Records for this task:
begin

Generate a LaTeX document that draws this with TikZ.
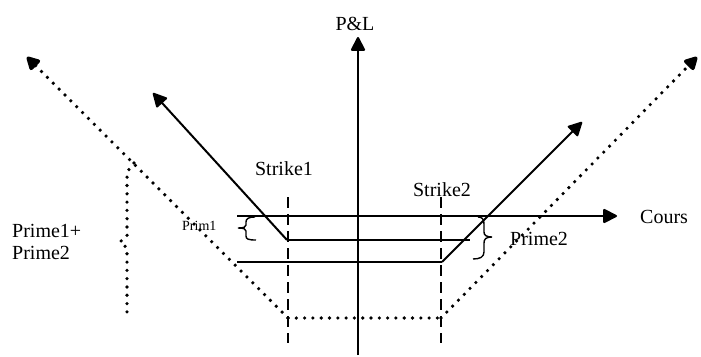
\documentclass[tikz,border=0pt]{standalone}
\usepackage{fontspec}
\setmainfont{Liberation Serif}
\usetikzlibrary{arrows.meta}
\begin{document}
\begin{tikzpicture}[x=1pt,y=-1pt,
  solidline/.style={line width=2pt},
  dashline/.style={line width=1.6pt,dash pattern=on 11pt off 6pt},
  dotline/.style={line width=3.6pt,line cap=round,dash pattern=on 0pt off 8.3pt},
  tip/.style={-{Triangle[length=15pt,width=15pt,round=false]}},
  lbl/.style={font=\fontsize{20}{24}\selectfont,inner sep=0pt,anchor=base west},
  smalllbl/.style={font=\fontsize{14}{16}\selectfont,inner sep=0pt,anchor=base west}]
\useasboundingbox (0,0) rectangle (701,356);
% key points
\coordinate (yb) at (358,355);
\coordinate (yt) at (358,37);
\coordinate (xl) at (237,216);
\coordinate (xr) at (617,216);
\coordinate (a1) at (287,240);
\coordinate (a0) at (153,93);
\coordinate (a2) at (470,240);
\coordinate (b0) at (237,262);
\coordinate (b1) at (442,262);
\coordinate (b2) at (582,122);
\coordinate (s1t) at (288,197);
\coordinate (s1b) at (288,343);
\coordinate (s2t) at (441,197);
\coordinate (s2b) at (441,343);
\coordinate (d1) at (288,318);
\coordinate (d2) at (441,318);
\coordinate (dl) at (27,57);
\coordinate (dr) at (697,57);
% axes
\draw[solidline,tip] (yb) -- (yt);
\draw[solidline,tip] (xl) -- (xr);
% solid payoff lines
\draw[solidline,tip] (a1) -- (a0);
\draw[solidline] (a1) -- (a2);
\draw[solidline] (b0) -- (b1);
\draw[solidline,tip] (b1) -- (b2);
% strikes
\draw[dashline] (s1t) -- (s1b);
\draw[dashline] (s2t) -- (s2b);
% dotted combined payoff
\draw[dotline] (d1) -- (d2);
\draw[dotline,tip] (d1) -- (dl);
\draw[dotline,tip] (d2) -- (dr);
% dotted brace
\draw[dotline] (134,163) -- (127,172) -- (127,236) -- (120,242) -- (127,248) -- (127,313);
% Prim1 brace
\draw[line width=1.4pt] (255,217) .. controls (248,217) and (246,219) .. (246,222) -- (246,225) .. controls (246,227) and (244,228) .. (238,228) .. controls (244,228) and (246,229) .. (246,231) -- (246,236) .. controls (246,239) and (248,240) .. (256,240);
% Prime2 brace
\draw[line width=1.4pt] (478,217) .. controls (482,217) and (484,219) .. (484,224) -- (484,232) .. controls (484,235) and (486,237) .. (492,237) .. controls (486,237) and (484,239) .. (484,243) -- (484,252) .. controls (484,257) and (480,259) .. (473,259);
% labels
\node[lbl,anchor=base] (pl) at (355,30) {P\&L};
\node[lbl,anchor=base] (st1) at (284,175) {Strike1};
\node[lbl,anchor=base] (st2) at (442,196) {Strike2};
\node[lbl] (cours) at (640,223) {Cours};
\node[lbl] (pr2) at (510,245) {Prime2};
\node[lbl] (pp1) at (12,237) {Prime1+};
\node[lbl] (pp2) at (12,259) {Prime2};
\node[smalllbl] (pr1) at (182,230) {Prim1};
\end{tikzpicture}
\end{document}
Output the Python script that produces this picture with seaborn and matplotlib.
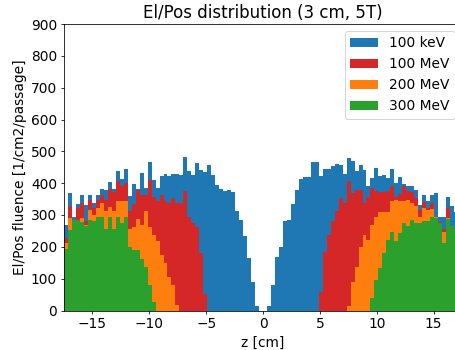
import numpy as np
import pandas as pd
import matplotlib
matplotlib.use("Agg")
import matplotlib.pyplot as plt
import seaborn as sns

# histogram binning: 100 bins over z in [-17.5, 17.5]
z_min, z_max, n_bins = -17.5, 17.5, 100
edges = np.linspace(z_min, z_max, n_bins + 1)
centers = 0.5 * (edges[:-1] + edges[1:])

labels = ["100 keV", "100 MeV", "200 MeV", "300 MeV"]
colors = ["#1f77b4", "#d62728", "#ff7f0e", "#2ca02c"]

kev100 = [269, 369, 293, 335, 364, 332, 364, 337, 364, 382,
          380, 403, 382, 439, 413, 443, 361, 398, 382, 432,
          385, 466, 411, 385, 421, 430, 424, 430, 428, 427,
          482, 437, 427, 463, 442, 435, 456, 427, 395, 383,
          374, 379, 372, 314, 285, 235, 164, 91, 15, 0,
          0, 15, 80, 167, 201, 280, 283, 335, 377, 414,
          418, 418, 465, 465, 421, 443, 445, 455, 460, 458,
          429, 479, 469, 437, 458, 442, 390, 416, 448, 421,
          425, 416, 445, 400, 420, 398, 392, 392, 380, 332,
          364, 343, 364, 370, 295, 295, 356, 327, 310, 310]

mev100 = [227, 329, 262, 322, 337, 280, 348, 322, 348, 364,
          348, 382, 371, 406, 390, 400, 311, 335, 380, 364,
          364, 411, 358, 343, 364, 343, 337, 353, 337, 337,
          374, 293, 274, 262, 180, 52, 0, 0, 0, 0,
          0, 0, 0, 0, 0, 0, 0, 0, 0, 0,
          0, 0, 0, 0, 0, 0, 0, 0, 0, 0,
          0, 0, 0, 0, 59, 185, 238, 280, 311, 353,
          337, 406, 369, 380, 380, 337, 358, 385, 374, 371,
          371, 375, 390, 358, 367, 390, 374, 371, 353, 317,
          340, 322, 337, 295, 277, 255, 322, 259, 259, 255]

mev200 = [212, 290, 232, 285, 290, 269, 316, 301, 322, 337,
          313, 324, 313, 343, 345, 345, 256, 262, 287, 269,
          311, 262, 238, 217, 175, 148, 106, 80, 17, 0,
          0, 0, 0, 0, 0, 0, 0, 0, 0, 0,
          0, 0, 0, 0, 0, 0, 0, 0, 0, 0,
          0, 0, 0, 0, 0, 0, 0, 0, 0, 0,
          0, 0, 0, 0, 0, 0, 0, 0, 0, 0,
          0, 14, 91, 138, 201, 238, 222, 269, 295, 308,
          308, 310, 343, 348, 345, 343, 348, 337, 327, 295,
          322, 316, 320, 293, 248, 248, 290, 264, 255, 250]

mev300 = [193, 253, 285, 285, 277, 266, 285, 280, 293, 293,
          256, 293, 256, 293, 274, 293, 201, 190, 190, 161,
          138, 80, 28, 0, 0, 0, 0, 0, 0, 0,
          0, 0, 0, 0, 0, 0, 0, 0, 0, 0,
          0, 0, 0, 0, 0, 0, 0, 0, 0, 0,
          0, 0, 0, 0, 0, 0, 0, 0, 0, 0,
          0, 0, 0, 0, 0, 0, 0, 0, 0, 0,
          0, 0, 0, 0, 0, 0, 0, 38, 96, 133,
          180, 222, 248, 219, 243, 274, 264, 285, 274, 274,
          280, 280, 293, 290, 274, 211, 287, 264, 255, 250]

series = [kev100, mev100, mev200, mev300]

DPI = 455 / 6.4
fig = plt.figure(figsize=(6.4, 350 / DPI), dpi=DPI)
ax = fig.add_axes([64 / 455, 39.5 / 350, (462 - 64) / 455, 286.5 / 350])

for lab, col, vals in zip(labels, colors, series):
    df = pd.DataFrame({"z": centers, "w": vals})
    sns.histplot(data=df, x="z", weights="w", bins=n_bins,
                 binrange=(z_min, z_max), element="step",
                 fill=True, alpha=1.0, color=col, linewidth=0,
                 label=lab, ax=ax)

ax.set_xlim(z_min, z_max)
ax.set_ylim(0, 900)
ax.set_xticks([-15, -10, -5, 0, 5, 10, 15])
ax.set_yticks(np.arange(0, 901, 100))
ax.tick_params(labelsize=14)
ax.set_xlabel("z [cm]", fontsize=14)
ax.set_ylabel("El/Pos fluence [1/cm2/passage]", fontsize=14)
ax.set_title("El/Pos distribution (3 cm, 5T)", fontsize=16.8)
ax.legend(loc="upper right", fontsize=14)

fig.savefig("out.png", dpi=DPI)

end
begin

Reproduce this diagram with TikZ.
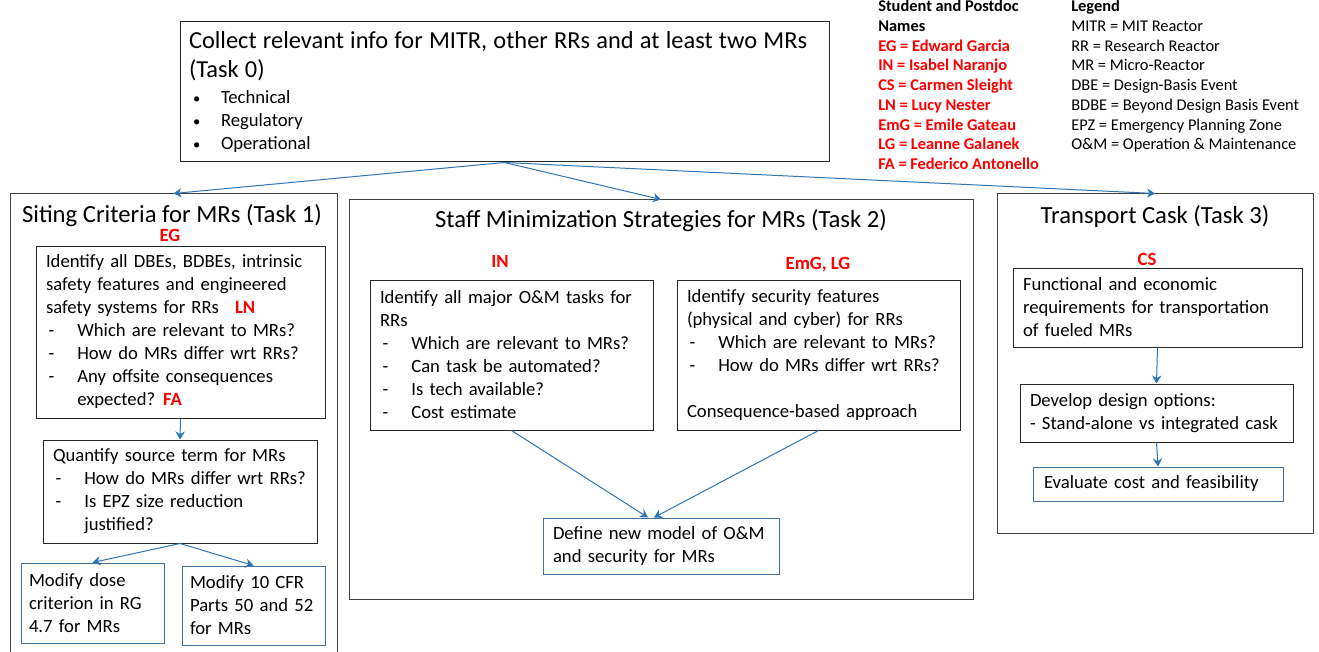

end
begin

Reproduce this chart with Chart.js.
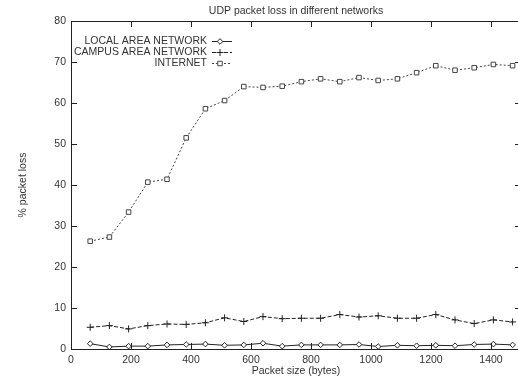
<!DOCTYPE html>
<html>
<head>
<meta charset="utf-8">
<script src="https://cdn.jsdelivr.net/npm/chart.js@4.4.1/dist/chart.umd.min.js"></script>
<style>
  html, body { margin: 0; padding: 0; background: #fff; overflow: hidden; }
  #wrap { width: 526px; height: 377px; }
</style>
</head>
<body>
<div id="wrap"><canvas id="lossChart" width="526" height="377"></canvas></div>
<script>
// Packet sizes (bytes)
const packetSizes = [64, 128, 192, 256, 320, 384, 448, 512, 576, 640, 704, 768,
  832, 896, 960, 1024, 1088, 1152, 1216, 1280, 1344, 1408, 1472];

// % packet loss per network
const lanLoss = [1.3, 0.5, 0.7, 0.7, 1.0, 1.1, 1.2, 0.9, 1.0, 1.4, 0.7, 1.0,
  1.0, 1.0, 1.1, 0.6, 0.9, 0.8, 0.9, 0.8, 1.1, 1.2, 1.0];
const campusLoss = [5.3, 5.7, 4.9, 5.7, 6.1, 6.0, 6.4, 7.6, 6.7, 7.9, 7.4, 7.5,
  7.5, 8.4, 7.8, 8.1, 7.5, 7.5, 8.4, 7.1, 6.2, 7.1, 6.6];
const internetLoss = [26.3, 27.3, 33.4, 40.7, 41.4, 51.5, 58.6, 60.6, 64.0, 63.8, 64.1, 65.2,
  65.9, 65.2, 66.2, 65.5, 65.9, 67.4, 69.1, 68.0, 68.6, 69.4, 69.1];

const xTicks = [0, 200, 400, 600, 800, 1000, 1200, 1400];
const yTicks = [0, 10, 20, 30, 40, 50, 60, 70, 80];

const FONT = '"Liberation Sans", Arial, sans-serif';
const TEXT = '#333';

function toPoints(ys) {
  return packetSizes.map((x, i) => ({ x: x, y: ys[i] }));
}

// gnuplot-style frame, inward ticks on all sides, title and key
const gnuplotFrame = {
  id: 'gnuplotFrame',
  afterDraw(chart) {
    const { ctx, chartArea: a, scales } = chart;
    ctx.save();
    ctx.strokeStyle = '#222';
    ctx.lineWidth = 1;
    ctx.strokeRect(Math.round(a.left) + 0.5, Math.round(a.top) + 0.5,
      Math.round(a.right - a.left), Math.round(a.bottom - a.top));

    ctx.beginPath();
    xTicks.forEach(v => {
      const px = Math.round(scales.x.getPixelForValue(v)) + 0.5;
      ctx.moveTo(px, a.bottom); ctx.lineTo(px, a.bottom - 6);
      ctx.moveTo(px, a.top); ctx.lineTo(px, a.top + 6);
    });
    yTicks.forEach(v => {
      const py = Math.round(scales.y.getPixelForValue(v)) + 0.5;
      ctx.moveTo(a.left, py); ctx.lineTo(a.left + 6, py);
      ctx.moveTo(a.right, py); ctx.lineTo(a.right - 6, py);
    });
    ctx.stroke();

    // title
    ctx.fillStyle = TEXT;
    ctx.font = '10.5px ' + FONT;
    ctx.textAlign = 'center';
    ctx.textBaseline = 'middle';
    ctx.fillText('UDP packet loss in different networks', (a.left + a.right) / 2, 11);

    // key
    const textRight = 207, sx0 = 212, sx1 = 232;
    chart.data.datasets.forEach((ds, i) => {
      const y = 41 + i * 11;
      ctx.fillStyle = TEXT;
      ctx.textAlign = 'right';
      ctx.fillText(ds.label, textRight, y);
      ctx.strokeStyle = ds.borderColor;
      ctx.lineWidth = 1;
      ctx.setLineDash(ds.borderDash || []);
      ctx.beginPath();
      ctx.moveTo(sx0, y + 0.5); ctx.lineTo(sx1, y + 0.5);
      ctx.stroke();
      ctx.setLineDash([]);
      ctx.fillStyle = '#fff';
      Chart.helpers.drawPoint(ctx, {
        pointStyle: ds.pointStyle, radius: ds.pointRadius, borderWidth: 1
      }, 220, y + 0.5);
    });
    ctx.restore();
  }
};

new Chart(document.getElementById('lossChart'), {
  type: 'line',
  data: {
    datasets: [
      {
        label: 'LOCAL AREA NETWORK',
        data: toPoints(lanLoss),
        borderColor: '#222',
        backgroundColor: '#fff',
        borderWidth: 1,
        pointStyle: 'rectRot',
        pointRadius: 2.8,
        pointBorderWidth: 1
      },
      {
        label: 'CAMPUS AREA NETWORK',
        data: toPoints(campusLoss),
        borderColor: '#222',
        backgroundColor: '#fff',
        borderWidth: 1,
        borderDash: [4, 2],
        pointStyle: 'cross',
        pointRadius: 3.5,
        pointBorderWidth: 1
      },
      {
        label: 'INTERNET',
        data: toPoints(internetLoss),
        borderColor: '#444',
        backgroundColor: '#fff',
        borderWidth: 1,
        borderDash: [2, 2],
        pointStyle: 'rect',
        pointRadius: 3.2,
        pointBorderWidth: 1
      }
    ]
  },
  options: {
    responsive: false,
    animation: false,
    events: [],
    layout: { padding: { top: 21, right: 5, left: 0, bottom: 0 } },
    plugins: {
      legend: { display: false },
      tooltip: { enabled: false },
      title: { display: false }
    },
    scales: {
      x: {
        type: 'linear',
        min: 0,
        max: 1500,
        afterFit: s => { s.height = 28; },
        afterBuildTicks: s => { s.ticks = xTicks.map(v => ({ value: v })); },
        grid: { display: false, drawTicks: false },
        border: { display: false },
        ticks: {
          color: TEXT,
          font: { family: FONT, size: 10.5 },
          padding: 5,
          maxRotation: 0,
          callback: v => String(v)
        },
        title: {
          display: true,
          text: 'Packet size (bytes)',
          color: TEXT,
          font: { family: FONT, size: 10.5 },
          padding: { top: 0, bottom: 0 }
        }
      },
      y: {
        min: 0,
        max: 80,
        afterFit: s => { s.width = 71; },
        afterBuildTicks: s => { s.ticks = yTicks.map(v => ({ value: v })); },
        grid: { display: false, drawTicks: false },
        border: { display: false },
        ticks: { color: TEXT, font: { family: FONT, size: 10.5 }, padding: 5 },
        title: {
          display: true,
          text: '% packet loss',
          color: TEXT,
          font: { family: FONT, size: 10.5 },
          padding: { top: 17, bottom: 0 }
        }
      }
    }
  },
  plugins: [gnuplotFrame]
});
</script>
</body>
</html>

end

Objective:
Omit all pictures, and reproduce exactly the lines from the one holding "Output the Python" through the one holding "322, 316, 320, 293, 248, 248, 290, 264, 255, 250]", both included.

Reply to the exercise:
Output the Python script that produces this picture with seaborn and matplotlib.
import numpy as np
import pandas as pd
import matplotlib
matplotlib.use("Agg")
import matplotlib.pyplot as plt
import seaborn as sns

# histogram binning: 100 bins over z in [-17.5, 17.5]
z_min, z_max, n_bins = -17.5, 17.5, 100
edges = np.linspace(z_min, z_max, n_bins + 1)
centers = 0.5 * (edges[:-1] + edges[1:])

labels = ["100 keV", "100 MeV", "200 MeV", "300 MeV"]
colors = ["#1f77b4", "#d62728", "#ff7f0e", "#2ca02c"]

kev100 = [269, 369, 293, 335, 364, 332, 364, 337, 364, 382,
          380, 403, 382, 439, 413, 443, 361, 398, 382, 432,
          385, 466, 411, 385, 421, 430, 424, 430, 428, 427,
          482, 437, 427, 463, 442, 435, 456, 427, 395, 383,
          374, 379, 372, 314, 285, 235, 164, 91, 15, 0,
          0, 15, 80, 167, 201, 280, 283, 335, 377, 414,
          418, 418, 465, 465, 421, 443, 445, 455, 460, 458,
          429, 479, 469, 437, 458, 442, 390, 416, 448, 421,
          425, 416, 445, 400, 420, 398, 392, 392, 380, 332,
          364, 343, 364, 370, 295, 295, 356, 327, 310, 310]

mev100 = [227, 329, 262, 322, 337, 280, 348, 322, 348, 364,
          348, 382, 371, 406, 390, 400, 311, 335, 380, 364,
          364, 411, 358, 343, 364, 343, 337, 353, 337, 337,
          374, 293, 274, 262, 180, 52, 0, 0, 0, 0,
          0, 0, 0, 0, 0, 0, 0, 0, 0, 0,
          0, 0, 0, 0, 0, 0, 0, 0, 0, 0,
          0, 0, 0, 0, 59, 185, 238, 280, 311, 353,
          337, 406, 369, 380, 380, 337, 358, 385, 374, 371,
          371, 375, 390, 358, 367, 390, 374, 371, 353, 317,
          340, 322, 337, 295, 277, 255, 322, 259, 259, 255]

mev200 = [212, 290, 232, 285, 290, 269, 316, 301, 322, 337,
          313, 324, 313, 343, 345, 345, 256, 262, 287, 269,
          311, 262, 238, 217, 175, 148, 106, 80, 17, 0,
          0, 0, 0, 0, 0, 0, 0, 0, 0, 0,
          0, 0, 0, 0, 0, 0, 0, 0, 0, 0,
          0, 0, 0, 0, 0, 0, 0, 0, 0, 0,
          0, 0, 0, 0, 0, 0, 0, 0, 0, 0,
          0, 14, 91, 138, 201, 238, 222, 269, 295, 308,
          308, 310, 343, 348, 345, 343, 348, 337, 327, 295,
          322, 316, 320, 293, 248, 248, 290, 264, 255, 250]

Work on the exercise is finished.